■ Task input ■
====================

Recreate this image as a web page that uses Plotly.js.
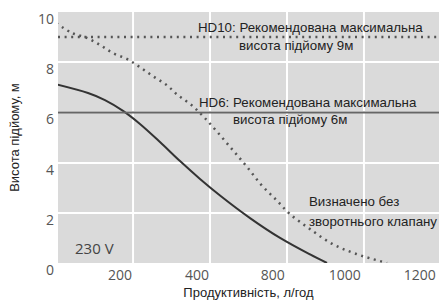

====================

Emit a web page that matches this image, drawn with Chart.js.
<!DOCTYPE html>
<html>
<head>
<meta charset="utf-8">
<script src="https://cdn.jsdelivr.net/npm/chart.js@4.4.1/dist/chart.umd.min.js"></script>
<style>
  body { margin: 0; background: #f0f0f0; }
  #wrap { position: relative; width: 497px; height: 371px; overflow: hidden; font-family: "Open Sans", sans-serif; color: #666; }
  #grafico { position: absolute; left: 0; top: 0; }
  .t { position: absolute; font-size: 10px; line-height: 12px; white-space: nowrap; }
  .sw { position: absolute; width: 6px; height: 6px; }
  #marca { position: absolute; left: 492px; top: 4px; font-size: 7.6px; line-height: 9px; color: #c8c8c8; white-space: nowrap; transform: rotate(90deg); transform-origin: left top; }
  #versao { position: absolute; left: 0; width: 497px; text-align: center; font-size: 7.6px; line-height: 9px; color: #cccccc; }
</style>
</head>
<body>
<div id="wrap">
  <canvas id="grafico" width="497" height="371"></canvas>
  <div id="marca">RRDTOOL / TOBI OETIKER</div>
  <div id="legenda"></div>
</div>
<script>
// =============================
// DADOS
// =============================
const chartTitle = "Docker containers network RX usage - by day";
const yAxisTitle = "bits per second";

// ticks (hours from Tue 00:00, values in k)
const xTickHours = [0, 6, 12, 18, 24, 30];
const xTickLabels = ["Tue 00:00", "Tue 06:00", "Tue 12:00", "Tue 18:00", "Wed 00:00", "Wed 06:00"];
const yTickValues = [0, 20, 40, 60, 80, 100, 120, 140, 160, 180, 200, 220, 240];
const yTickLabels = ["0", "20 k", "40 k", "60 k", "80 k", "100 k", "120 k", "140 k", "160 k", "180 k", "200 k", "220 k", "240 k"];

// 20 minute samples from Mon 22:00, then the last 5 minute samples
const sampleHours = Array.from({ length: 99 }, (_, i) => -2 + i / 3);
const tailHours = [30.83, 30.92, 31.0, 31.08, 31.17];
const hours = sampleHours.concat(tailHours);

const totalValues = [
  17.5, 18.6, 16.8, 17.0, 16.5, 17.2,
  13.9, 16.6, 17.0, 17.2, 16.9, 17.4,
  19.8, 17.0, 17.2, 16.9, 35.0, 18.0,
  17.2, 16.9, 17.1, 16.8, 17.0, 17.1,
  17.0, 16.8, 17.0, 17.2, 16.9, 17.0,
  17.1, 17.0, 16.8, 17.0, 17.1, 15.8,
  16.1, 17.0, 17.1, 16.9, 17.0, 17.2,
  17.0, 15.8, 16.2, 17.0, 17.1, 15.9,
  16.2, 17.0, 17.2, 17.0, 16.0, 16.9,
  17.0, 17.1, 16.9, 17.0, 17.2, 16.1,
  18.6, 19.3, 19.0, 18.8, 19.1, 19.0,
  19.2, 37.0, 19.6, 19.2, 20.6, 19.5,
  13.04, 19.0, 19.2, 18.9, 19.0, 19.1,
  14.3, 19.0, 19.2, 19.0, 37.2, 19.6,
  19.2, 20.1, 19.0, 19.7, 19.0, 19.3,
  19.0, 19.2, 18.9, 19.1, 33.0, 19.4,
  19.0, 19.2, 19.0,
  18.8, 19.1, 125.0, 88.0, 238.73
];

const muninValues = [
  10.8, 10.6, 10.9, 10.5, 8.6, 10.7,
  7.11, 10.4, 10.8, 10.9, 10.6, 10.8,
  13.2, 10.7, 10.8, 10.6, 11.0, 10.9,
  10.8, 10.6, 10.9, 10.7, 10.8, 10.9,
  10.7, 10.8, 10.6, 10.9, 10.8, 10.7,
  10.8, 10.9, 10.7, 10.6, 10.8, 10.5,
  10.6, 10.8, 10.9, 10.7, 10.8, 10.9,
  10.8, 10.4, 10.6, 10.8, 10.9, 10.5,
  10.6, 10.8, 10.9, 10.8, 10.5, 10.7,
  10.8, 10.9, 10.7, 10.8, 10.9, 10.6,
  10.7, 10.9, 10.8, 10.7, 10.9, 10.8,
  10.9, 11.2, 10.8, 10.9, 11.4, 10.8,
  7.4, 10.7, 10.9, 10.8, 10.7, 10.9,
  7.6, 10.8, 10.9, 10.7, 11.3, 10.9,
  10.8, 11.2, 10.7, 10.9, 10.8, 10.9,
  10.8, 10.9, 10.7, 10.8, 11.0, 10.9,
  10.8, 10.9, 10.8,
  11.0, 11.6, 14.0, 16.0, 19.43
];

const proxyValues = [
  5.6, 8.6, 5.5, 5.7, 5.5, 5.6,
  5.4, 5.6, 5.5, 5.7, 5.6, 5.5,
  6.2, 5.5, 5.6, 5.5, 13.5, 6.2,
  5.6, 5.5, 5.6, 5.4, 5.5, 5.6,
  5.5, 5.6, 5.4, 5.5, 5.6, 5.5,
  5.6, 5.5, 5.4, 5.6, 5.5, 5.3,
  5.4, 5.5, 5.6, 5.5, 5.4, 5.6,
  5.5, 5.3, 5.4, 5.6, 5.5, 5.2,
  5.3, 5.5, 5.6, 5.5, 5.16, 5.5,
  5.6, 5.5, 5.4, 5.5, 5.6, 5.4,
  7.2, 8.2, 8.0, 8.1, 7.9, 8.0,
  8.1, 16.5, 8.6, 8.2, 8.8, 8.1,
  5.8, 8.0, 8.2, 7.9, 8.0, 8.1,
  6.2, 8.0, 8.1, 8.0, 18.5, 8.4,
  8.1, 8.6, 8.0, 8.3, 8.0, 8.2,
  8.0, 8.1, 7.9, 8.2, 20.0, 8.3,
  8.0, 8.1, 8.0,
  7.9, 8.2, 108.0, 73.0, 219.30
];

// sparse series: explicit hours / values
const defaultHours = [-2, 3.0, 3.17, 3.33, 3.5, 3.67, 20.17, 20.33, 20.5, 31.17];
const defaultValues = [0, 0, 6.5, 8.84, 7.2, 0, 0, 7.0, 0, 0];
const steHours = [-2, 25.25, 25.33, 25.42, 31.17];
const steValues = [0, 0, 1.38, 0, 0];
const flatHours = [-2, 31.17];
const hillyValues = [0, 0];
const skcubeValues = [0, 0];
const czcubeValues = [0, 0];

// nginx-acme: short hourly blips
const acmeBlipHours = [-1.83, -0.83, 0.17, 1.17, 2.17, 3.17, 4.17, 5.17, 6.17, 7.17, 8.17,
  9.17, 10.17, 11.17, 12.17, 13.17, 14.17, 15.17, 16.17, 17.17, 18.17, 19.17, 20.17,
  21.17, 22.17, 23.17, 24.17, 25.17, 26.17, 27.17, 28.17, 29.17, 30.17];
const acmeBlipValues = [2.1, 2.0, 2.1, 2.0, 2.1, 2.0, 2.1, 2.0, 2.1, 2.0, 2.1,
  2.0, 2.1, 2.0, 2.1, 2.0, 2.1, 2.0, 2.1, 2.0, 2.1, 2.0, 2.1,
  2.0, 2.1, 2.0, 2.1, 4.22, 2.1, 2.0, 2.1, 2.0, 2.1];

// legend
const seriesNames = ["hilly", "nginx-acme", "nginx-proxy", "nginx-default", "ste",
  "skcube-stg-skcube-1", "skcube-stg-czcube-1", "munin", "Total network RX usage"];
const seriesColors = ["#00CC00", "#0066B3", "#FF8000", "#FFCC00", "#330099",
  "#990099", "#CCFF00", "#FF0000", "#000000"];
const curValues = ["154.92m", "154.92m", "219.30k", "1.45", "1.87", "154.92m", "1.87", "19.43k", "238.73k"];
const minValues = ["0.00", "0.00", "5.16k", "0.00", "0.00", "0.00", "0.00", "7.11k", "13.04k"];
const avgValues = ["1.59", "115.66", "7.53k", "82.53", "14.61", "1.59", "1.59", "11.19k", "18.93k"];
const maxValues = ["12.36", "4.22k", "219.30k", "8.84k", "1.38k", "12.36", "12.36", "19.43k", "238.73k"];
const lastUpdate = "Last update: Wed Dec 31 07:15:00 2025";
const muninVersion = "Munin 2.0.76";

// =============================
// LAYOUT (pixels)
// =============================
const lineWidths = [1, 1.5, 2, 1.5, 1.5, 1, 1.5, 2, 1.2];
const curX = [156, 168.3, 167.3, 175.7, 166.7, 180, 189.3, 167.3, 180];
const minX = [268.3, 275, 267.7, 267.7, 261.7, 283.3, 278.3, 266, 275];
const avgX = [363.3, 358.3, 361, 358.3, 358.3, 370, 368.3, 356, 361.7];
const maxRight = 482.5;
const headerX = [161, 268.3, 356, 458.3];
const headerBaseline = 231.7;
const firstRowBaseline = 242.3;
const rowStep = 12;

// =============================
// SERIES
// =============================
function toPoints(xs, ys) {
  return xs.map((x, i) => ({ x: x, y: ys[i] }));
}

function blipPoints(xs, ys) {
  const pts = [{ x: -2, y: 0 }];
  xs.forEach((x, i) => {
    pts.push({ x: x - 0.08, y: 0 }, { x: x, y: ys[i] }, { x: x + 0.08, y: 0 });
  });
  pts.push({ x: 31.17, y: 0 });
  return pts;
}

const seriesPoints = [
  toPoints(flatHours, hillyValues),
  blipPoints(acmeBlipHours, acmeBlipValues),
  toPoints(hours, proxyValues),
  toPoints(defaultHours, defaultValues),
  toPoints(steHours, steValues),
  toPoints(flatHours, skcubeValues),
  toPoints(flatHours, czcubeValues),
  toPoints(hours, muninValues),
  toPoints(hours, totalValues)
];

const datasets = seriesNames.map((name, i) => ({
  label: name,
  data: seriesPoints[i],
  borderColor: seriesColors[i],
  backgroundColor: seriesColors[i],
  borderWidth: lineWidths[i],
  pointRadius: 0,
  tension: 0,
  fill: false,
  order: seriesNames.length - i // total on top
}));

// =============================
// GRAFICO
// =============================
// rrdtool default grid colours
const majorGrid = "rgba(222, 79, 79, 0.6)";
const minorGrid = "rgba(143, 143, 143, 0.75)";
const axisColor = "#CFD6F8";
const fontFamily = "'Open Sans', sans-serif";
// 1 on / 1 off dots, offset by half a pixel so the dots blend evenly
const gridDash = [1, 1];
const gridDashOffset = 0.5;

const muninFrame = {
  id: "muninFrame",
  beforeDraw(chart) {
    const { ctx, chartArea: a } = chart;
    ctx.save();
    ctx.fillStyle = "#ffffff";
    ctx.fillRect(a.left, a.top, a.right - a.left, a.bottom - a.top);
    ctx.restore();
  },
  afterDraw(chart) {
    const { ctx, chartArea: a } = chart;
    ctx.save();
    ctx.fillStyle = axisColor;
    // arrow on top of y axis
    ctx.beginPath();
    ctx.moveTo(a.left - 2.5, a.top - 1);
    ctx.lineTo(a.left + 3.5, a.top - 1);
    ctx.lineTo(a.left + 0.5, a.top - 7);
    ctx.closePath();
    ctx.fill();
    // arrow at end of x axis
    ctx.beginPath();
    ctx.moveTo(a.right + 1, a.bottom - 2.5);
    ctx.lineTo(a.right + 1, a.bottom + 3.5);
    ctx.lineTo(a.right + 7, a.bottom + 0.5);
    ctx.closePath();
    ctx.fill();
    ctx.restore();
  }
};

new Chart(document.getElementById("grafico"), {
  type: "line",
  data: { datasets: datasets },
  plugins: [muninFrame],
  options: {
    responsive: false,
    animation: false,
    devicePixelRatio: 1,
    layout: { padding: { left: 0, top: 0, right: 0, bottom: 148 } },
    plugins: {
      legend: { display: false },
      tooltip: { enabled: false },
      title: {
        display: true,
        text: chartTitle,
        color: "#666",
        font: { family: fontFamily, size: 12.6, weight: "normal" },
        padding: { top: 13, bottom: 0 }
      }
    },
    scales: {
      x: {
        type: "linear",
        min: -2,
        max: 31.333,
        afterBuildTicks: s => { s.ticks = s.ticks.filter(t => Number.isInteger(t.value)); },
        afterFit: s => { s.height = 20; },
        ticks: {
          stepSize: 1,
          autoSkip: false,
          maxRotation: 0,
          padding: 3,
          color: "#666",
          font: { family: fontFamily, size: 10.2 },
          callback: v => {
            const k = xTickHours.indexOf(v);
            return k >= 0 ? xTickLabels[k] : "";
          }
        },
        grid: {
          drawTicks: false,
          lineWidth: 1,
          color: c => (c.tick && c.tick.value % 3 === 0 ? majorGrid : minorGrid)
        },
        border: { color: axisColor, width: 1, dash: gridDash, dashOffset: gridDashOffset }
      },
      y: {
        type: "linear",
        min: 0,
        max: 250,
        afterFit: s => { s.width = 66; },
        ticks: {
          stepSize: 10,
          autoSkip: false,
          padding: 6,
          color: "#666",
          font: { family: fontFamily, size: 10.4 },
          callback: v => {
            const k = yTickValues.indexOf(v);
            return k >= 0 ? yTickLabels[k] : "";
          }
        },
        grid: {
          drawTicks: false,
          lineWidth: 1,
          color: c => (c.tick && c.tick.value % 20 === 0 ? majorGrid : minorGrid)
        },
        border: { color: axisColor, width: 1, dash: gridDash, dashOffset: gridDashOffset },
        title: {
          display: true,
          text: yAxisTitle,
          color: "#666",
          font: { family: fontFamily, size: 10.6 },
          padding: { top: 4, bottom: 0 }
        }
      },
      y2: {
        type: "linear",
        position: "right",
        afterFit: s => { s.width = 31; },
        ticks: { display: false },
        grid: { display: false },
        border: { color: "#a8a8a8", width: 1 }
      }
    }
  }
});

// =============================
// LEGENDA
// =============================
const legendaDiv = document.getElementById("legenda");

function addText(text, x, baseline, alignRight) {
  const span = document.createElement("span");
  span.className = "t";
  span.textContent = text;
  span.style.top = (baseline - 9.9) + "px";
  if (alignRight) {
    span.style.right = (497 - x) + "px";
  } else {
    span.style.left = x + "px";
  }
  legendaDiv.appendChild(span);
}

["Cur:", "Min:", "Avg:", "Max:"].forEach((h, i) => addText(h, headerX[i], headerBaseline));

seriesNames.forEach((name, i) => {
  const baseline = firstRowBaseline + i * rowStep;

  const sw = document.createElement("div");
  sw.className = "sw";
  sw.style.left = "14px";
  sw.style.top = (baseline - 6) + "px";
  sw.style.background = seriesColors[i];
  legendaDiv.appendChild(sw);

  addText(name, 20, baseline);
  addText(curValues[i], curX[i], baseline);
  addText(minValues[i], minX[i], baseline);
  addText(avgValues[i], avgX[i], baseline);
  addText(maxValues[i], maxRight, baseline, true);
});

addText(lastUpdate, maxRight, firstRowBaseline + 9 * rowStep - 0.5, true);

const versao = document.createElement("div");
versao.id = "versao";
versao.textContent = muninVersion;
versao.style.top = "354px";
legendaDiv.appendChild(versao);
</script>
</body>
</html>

====================

Lines containing the word "this" must all be returned from the material above.

Recreate this image as a web page that uses Plotly.js.
Emit a web page that matches this image, drawn with Chart.js.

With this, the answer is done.